The above had to be built to touch every available data set, resulting in a consolidated 50-action process. Executing the above process manually would be extremely time-consuming and frustrating. Imagine having to click through 500 iterations, waiting 10 seconds each time for completion, and resetting the trip counter to one whenever data was loaded.

To overcome this challenge I tested both CloudWorks and Anaplan Connect. Due to CloudWorks limitations (and slower response time) I opted to use Anaplan Connect for my solution. Anaplan Connect initiates the process, executing it up to X number of times, where X represents the highest trip counter available for processing. This eliminates the need for manual intervention and repetitive clicking.

With each loop, a live dashboard provides a real-time update on the creation of trips and the processing of corresponding expenses. This enabled an admin to have efficient tracking of the entire process. A corresponding workflow dashboard walks the admin through the end-to-end process, much of which we eventually hope to fully automate.

Implementing the above process yielded impressive results. With a decade worth of data, approximately 95% of all records can now be parsed automatically and attributed to a trip. The remaining 5% may require some form of manual intervention or involve data that should have been marked as "personal" in some capacity. Nevertheless, this solution has significantly reduced the manual effort involved in trip processing and analysis, saving valuable time and resources.

Step 4: The clean up

As I had mentioned earlier, due to the possible gaps in the trip counter, the maximum number of trips an employee might have taken across all employees in relation to the created code is inflated resulting in unnecessary runs of the above looped process.

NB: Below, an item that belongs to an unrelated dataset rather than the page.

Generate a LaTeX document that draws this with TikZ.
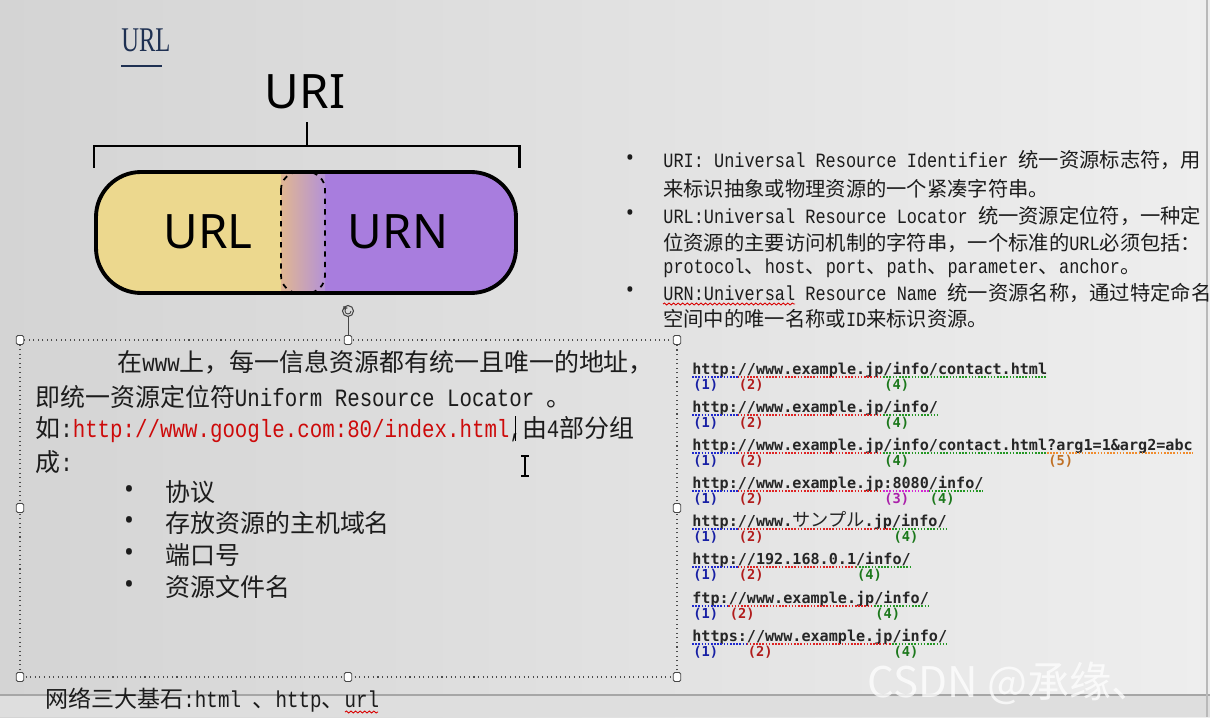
\documentclass[tikz,border=0pt]{standalone}
\usepackage{fontspec}
\usepackage{graphicx}
\setmainfont{Noto Sans CJK SC}
\newfontfamily\cjk{Noto Sans CJK SC}
\newfontfamily\lat[FakeStretch=0.8333]{Liberation Mono}
\newfontfamily\exmono{DejaVu Sans Mono}
\newfontfamily\uisans{Noto Sans}
\newfontfamily\titleserif{Liberation Serif}
\usetikzlibrary{arrows.meta,positioning,decorations.pathmorphing}

\definecolor{bgl}{RGB}{212,212,212}
\definecolor{bgm}{RGB}{233,233,233}
\definecolor{bgr}{RGB}{238,238,238}
\definecolor{urlyel}{RGB}{236,216,142}
\definecolor{urnpur}{RGB}{168,125,222}
\definecolor{ovtan}{RGB}{224,182,146}
\definecolor{ovlil}{RGB}{180,146,214}
\definecolor{navy}{RGB}{30,48,82}
\definecolor{txtdark}{RGB}{28,28,28}
\definecolor{urlred}{RGB}{205,10,10}
\definecolor{urlink}{RGB}{38,38,38}
\definecolor{ublue}{RGB}{30,40,205}
\definecolor{ured}{RGB}{222,35,35}
\definecolor{umag}{RGB}{212,40,212}
\definecolor{ugreen}{RGB}{35,150,35}
\definecolor{uorange}{RGB}{240,140,45}

\def\cw{9.1}

\begin{document}
\begin{tikzpicture}[x=0.2mm, y=-0.2mm,
  lbox/.style={anchor=base west, inner sep=0pt, text=txtdark, font=\fontsize{14.2}{17}\selectfont},
  rtext/.style={anchor=base west, inner sep=0pt, text=txtdark, font=\fontsize{11.55}{14}\selectfont},
  bul/.style={inner sep=0pt, text=txtdark, font=\uisans\fontsize{15}{15}\selectfont},
  rbul/.style={bul, font=\uisans\fontsize{12.5}{13}\selectfont},
  urltxt/.style={anchor=base west, inner sep=0pt, text=urlink, font=\exmono\bfseries\fontsize{8.6}{10}\selectfont},
  seg/.style={line width=0.85pt, dash pattern=on 0.9pt off 0.9pt},
  lab/.style={anchor=west, inner sep=0pt, font=\exmono\bfseries\fontsize{7.8}{8}\selectfont},
  handle/.style={draw=gray!55!black, fill=white, rounded corners=0.8pt, minimum width=1.5mm, minimum height=1.8mm, inner sep=0pt, line width=0.5pt},
  wavy/.style={draw=red!85!black, line width=0.5pt, decorate, decoration={snake, amplitude=0.55pt, segment length=2.6pt}},
  big/.style={inner sep=0pt, font=\uisans\fontsize{27}{30}\selectfont}]
  \useasboundingbox (0,0) rectangle (1210,717);
  % background of the slide
  \shade[left color=bgl, middle color=bgm, right color=bgr] (0,0) rectangle (1210,717);
  \fill[gray!26] (0,695) rectangle (1210,717);
  \draw[gray!70, line width=0.6pt] (0,695) -- (1210,695);
  \draw[gray!55, line width=0.8pt] (1207,0) -- (1207,717);

  % title
  \node[anchor=base west, inner sep=0pt, text=navy, font=\titleserif\fontsize{19.7}{22}\selectfont] (ttl) at (121,52) {\scalebox{0.71}[1]{URL}};
  \draw[navy, line width=1.6pt] (121,66) -- (162,66);

  % URI bracket and pill
  \node[big] (uri) at (305,92) {URI};
  \draw[line width=1.7pt] (94,168) -- (94,146) -- (519,146) -- (519,168);
  \draw[line width=1.7pt] (307,146) -- (307,122);
  \begin{scope}
    \clip[rounded corners=9mm] (96,172) rectangle (516,293);
    \fill[urlyel] (96,172) rectangle (303,293);
    \fill[urnpur] (303,172) rectangle (516,293);
    \shade[left color=ovtan, right color=ovlil] (281,172) rectangle (325,293);
  \end{scope}
  \draw[dashed, line width=1pt, rounded corners=3.5mm] (281,172) rectangle (325,293);
  \draw[line width=2.2pt, rounded corners=9mm] (96,172) rectangle (516,293);
  \node[big] (url) at (208,232) {URL};
  \node[big] (urn) at (398,232) {URN};

  % selected text box
  \draw[gray!60!black, dotted, line width=0.6pt] (20,340) rectangle (677,677);
  \foreach \hx/\hy [count=\i] in {20/340, 348/340, 677/340, 20/508, 677/508, 20/677, 348/677, 677/677}
    \node[handle] (h\i) at (\hx,\hy) {};
  \node[draw=gray!55!black, circle, minimum size=2.2mm, inner sep=0pt, line width=0.6pt] (rot) at (348,311) {};
  \draw[gray!55!black, line width=0.5pt, -{Stealth[length=1mm]}] (351,311) arc (0:270:3);
  \draw[gray!55!black, line width=0.5pt] (rot) -- (h2);

  \node[lbox] (p1) at (117,371) {在{\lat www}上，每一信息资源都有统一且唯一的地址，};
  \node[lbox] (p2) at (35,406) {即统一资源定位符{\lat Uniform Resource Locator }。};
  \node[lbox] (p3) at (35,437) {如{\lat :\textcolor{urlred}{http://www.google.com:80/index.html},}由{\lat 4}部分组};
  \node[lbox] (p4) at (35,471) {成{\lat :}};
  \draw[line width=0.5pt] (515,416) -- (515,441);
  \draw[line width=0.7pt] (525,456) -- (525,476) (521,456) -- (529,456) (521,476) -- (529,476);
  \node[bul] (b1) at (129,492) {\textbullet};
  \node[bul] (b2) at (129,523) {\textbullet};
  \node[bul] (b3) at (129,555) {\textbullet};
  \node[bul] (b4) at (129,587) {\textbullet};
  \node[lbox] (i1) at (165,501) {协议};
  \node[lbox] (i2) at (165,532) {存放资源的主机域名};
  \node[lbox] (i3) at (165,564) {端口号};
  \node[lbox] (i4) at (165,596) {资源文件名};

  % right column
  \node[rbul] (r1) at (630,160) {\textbullet};
  \node[rbul] (r2) at (630,215) {\textbullet};
  \node[rbul] (r3) at (630,292) {\textbullet};
  \node[rtext] (d1) at (663,168) {{\lat URI: Universal Resource Identifier }统一资源标志符，用};
  \node[rtext] (d2) at (663,196) {来标识抽象或物理资源的一个紧凑字符串。};
  \node[rtext] (d3) at (663,223) {{\lat URL:Universal Resource Locator }统一资源定位符，一种定};
  \node[rtext] (d4) at (663,250) {位资源的主要访问机制的字符串，一个标准的{\lat URL}必须包括：};
  \node[rtext] (d5) at (663,273) {{\lat protocol}、{\lat host}、{\lat port}、{\lat path}、{\lat parameter}、{\lat anchor}。};
  \node[rtext] (d6) at (663,300) {{\lat URN:Universal Resource Name }统一资源名称，通过特定命名};
  \node[rtext] (d7) at (663,326) {空间中的唯一名称或{\lat ID}来标识资源。};
  \draw[wavy] (663,304) -- (795,304);

  % url examples
  \node[urltxt] (e1) at (692,374) {http://www.example.jp/info/contact.html};
  \node[urltxt] (e2) at (692,412) {http://www.example.jp/info/};
  \node[urltxt] (e3) at (692,450) {http://www.example.jp/info/contact.html?arg1=1\&arg2=abc};
  \node[urltxt] (e4) at (692,488) {http://www.example.jp:8080/info/};
  \node[urltxt] (e5) at (692,526) {http://www.{\cjk\mdseries\fontsize{10.36}{12}\selectfont サンプル}.jp/info/};
  \node[urltxt] (e6) at (692,564) {http://192.168.0.1/info/};
  \node[urltxt] (e7) at (692,603) {ftp://www.example.jp/info/};
  \node[urltxt] (e8) at (692,641) {https://www.example.jp/info/};
  \foreach \y/\a/\b/\c/\l in {
      374/0/5/ublue/1, 374/5/21/ured/2, 374/21/39/ugreen/4,
      412/0/5/ublue/1, 412/5/21/ured/2, 412/21/27/ugreen/4,
      450/0/5/ublue/1, 450/5/21/ured/2, 450/21/39/ugreen/4, 450/39/55/uorange/5,
      488/0/5/ublue/1, 488/5/21/ured/2, 488/21/26/umag/3, 488/26/32/ugreen/4,
      526/0/5/ublue/1, 526/5/22/ured/2, 526/22/28/ugreen/4,
      564/0/5/ublue/1, 564/5/18/ured/2, 564/18/24/ugreen/4,
      603/0/4/ublue/1, 603/4/20/ured/2, 603/20/26/ugreen/4,
      641/0/6/ublue/1, 641/6/22/ured/2, 641/22/28/ugreen/4} {
    \draw[seg, \c] (692+\a*\cw,\y+3) -- (692+\b*\cw,\y+3);
    \node[lab, text=\c!80!black] (lab-\y-\a) at (693+\a*\cw,\y+11) {(\l)};
  }

  % footer
  \node[anchor=base west, inner sep=0pt, text=txtdark, font=\fontsize{13.1}{15}\selectfont] (foot) at (45,707) {网络三大基石{\lat :html }、{\lat http}、{\lat url}};
  \draw[wavy] (345,712) -- (378,712);
  \node[anchor=base west, inner sep=0pt, text=white, text opacity=0.75, font=\cjk\fontsize{24}{26}\selectfont] (wm) at (867,697) {CSDN @承缘、};
\end{tikzpicture}
\end{document}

To reduce this counter and eliminate the gaps, I designed a module using the L4 list combined with days to check if a trip code exists. If it exists, the module finds its next cumulative value (starting from 1) and then a single run process replaces the identified L5 and L6 codes based on this new value in both the source modules and lists (using Name as the unique identifier).

Once this process is run, all gaps between corresponding trips are removed and the looping processes takes significantly less time to complete.

Conclusion

I found building this model incredibly educational as I’ve never attempted to loop through the same set of data hundreds of times in order to parse it with each iteration. It’s important to note that there are always many different ways to build a model, my attempt used Anaplan’s native functionality and its core ability to processes so many actions in seconds while combining it with a looping mechanism.

I hope others can find this as inspiration for their own builds, whether for travel analysis or something even more exciting!